_JOB_
Leaving out every picture, copy the lines of the data exactly, from the first through the line containing "plt.rcParams['mathtext.it'] = 'Liberation".

** begin **

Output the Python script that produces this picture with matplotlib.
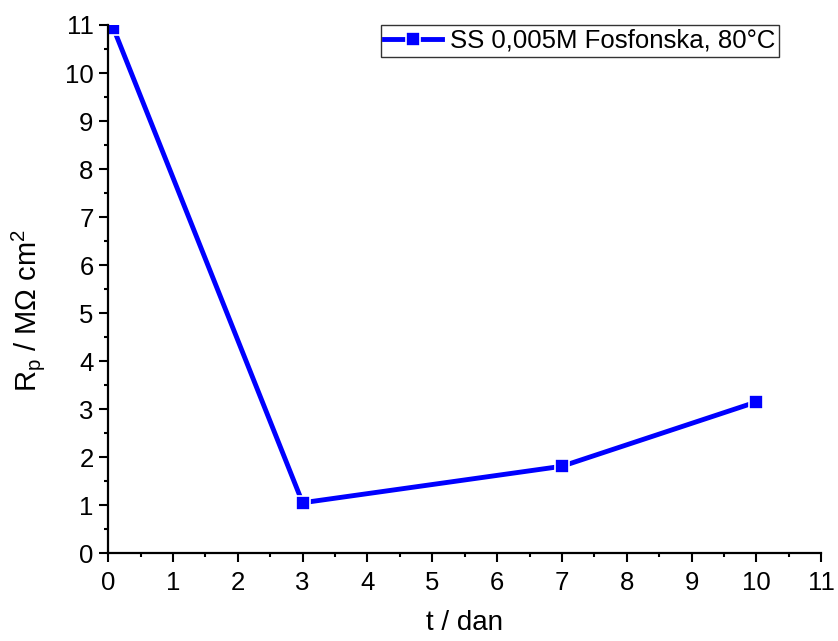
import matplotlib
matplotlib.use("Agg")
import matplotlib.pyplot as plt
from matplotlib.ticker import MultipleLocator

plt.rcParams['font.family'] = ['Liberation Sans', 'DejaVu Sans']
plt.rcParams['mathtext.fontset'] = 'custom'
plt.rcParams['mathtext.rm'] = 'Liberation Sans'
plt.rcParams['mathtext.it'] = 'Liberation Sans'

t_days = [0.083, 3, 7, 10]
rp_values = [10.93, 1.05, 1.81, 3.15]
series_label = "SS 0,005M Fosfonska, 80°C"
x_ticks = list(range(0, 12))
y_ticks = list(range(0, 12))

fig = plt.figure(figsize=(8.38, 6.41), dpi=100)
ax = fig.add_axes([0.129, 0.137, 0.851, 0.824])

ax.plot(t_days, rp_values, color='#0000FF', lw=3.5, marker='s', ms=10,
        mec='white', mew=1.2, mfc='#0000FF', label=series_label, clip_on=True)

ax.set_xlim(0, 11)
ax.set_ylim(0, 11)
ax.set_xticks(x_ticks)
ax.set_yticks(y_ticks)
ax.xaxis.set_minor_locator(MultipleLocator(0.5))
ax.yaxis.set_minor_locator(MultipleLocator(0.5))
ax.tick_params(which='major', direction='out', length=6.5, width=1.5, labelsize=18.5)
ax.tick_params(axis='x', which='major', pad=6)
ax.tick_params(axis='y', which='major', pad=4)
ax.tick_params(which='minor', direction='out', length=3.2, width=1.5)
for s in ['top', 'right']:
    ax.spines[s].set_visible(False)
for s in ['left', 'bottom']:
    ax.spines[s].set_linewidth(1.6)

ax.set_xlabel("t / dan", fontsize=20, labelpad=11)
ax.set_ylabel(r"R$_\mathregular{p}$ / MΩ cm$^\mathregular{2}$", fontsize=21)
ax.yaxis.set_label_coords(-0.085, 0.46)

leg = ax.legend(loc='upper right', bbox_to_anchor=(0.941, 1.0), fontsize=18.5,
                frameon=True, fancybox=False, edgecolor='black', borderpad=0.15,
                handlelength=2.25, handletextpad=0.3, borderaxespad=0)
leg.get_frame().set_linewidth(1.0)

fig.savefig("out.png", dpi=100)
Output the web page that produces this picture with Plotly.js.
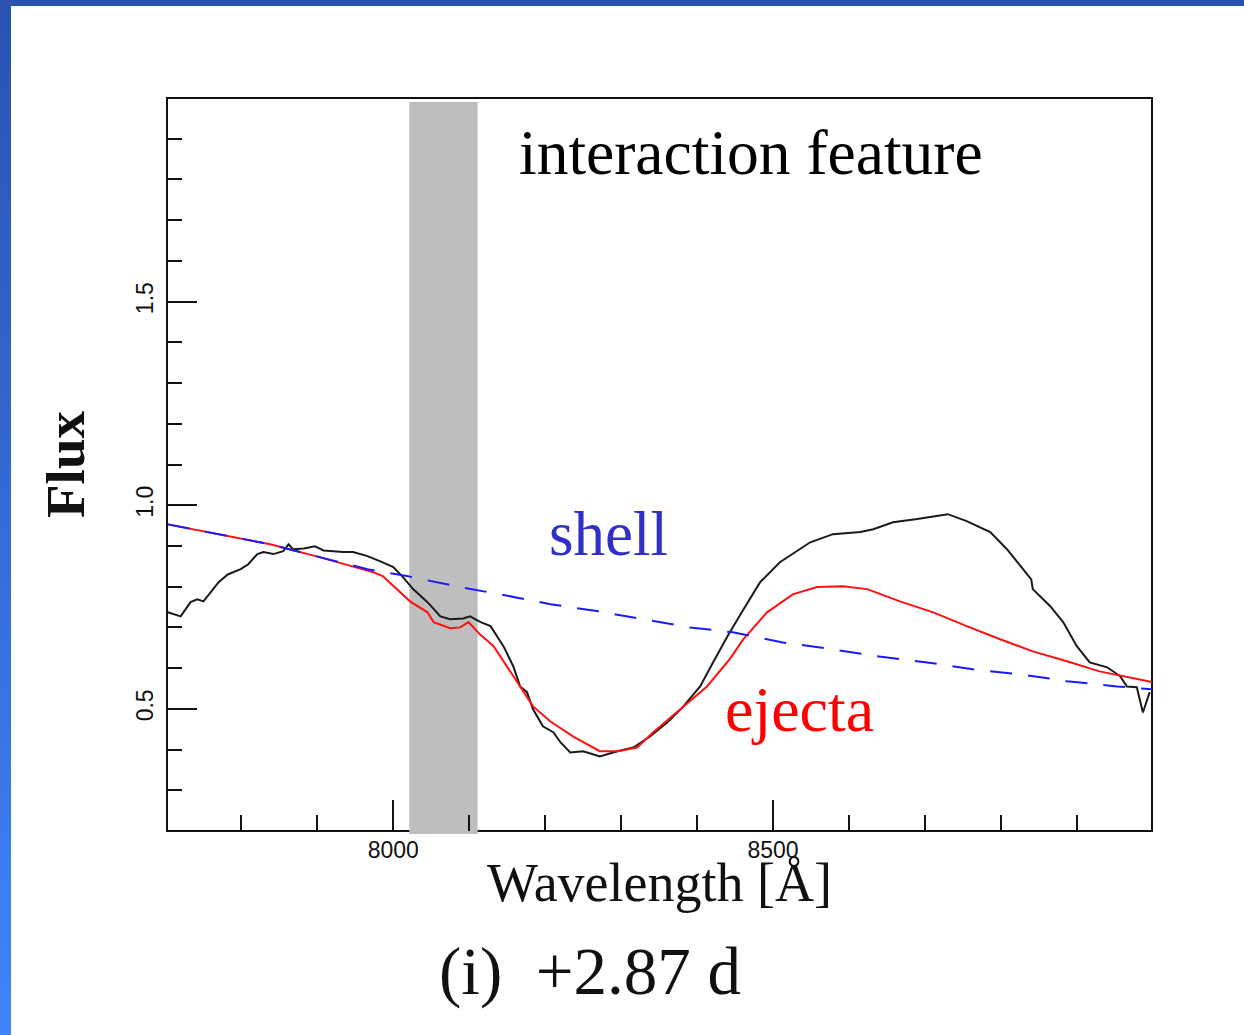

** end **

_RESULT OF THE TASK_
Output the Python script that produces this picture with matplotlib.
import matplotlib
matplotlib.use("Agg")
import matplotlib.pyplot as plt
from matplotlib.ticker import MultipleLocator

plt.rcParams['font.family'] = ['Liberation Sans', 'DejaVu Sans']
plt.rcParams['mathtext.fontset'] = 'custom'
plt.rcParams['mathtext.rm'] = 'Liberation Sans'
plt.rcParams['mathtext.it'] = 'Liberation Sans'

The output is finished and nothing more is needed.